The tearful Indian woman was a recent convert to Christianity—risky in a country dominated by Hindu and Muslim prohibitions. Anti-conversion laws and familial ostracism puts all new believers, especially women, in harm’s way. And in the slums women and children suffer at the hands of abusive husbands and fathers who often drown their own despair in alcohol or give their pre-pubescent daughters in marriage to adult men.

Yet into those dire circumstances Ben and Sara* speak hope, drawing people into the light of Christ one at a time in a land of 1.23 billion souls.

“This is a dark place. Satan definitely is working here,” Sara said via email. The couple has served five years in the region. “People here worship 330 million gods of stone. To see one come to (Christ) is such a thrilling experience.”

The SBTC has partnered with Ben and Sara and the India Baptist Society for the past four years. The mid-March trip was the second involving convention representatives.

Although it was her second trip to the region, Calhoun was nonetheless moved by the deep spiritual depravation. Given the opportunity to minister to middle-class and poor women, Calhoun recognized the same needs in them all.

“I could see the hurt in some of these women’s eyes. And the pain,” she said.

And for those without any material means, the suffering is only compounded. In the cities’ slum regions—squalid plots of land crammed with makeshift homes pieced together from scavenged scraps of tarps, cardboard, and, if fortunate, sheet metal—living is barely preferred to death for many of the women.

“It is a common practice for husbands to beat their wives. I’ve patched up several women who have come to me with bruises and cuts. The women are very sad here. They easily talk of dying and how good it will be to get out of their troubles. They only stay alive for their children,” Sara said.

Alcohol serves to fuel the violence. Ninety percent of the men in the slums are alcoholics who spend the wages for their manual labor on their addiction, Sara said. If their wives earn money it is confiscated to buy more alcohol instead of food for the family.

But Sara and the SBTC team of women were a welcome contrast last month. They graciously entered a tent home offered for an intimate gospel meeting, which was quickly filled to overflowing with women and children. A small grass mat, put out for the guests, covered the dirt floor as Calhoun’s head brushed the tarp ceiling.

As was her routine, Sara told Bible stories and led the humble assembly in songs and prayers. Calhoun, who couldn’t help noticing how young the mothers were, watched as they listened intently and mimicked the worship, not fully comprehending but learning.

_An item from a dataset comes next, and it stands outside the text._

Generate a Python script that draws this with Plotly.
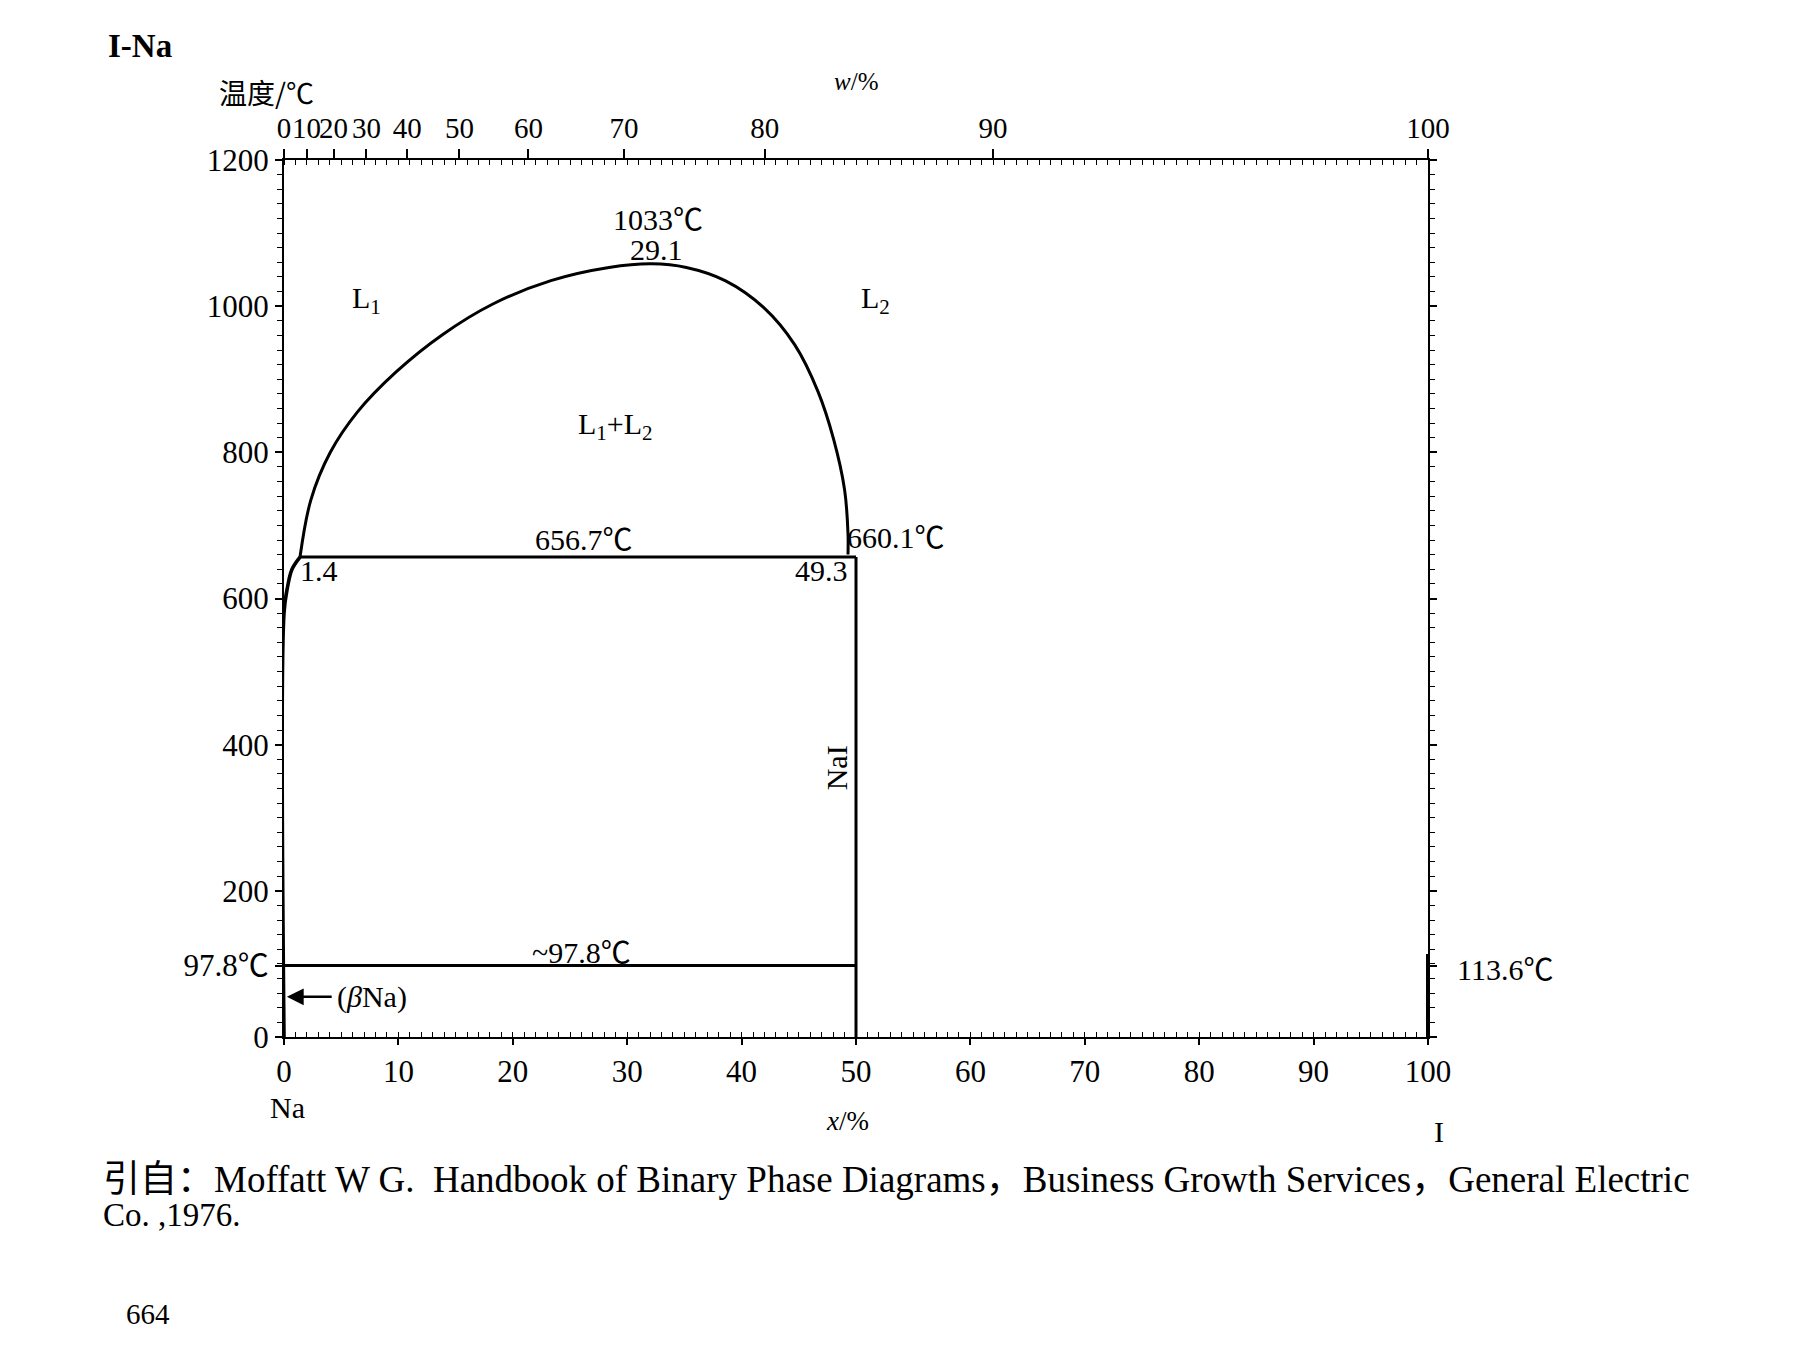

Sara said she parlays the spiritual teaching into academic and vocational education.

“The lack of education makes such a difference in how both the children and the parents think,” she explained. “It’s a vicious circle to break—getting the kids in school and teaching them there is more than just slum living.”

Benefiting most from the education are young girls who, if of no economic value to their families, will be given in marriage to adult men. As of this writing in mid-April, Sara and Ben called for prayer partners to intercede on behalf of an 11-year-old girl pledged in marriage by her parents to a 21-year-old man.

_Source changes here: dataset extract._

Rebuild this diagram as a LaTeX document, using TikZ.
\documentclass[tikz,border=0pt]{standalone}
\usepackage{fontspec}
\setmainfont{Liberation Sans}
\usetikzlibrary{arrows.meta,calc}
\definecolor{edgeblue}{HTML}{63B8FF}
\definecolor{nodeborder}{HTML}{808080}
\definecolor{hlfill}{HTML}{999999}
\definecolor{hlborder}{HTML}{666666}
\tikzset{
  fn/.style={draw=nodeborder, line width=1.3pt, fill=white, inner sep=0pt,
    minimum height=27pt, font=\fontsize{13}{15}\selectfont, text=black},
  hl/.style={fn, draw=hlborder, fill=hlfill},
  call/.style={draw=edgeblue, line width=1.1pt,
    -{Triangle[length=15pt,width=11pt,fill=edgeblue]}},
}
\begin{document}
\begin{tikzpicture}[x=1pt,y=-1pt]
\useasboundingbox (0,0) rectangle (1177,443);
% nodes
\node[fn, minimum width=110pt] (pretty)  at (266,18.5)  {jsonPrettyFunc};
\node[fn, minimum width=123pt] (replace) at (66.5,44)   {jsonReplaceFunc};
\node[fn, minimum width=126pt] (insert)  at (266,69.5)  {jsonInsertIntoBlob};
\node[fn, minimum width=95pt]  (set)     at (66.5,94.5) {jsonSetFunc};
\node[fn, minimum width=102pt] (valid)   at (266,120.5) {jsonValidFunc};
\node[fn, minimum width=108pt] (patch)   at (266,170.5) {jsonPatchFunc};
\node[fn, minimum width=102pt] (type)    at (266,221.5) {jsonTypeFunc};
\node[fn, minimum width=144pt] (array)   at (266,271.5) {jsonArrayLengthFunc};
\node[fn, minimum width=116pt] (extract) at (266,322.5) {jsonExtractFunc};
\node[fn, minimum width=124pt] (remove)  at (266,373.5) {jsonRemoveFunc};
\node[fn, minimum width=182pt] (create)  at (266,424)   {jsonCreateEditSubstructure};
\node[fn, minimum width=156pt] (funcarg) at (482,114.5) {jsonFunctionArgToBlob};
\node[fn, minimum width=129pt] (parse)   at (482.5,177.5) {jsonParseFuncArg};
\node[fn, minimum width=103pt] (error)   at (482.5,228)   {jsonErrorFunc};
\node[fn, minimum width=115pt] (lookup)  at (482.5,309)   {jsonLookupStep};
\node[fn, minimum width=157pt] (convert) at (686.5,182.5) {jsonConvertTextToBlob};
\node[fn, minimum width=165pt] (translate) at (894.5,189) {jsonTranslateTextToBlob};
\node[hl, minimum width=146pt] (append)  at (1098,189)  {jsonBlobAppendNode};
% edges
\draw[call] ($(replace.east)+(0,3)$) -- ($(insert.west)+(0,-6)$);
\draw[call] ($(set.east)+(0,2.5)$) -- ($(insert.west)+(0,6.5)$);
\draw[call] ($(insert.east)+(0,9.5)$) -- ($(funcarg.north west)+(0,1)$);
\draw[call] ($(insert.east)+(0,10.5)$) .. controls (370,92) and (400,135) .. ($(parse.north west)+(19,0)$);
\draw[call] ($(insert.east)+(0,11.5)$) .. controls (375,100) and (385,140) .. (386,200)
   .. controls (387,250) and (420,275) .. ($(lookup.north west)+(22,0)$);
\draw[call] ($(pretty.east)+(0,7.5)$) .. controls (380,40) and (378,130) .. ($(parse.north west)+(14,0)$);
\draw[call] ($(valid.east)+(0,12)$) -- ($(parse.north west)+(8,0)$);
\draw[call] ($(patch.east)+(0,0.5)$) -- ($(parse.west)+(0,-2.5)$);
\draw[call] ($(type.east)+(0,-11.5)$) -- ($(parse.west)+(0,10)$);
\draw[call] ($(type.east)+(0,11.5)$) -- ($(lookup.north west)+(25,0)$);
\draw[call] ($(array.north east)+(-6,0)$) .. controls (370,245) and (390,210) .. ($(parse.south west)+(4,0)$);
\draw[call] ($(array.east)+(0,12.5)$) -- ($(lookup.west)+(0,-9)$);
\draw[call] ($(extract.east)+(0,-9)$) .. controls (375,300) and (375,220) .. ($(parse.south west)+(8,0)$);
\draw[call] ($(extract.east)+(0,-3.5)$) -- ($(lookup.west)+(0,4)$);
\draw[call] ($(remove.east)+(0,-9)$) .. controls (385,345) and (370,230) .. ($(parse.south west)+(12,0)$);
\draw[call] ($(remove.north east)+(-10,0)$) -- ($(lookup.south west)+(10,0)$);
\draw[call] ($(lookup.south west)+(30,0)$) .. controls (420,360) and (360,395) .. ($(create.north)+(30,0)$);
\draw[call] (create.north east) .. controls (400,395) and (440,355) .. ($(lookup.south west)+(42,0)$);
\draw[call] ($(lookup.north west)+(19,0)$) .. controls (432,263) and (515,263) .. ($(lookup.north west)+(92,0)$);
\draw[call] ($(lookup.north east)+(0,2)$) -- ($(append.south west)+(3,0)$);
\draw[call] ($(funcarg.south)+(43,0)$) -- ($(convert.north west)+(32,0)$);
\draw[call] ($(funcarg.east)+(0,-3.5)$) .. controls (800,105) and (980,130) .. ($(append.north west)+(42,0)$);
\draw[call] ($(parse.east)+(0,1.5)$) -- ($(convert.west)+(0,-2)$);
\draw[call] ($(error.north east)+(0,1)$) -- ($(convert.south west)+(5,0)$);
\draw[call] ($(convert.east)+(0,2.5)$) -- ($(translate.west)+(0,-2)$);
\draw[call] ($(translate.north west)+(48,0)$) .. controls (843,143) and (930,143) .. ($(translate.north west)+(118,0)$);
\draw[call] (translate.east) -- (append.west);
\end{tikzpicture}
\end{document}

Ben said March had been a wonderful month for the girl. She had completed the English curriculum with excellent marks and her English was progressing rapidly. But the first of April the girl’s mother took her from the city school to a Hindu temple in their home village 12 hours away and pledged her in marriage.

Although illegal, the ceremony is culturally binding. Ben said he could pay police to intercede on the child’s behalf. But the family could counter with a bribe to maintain the contract.

“The law is what you pay it to be,” he said.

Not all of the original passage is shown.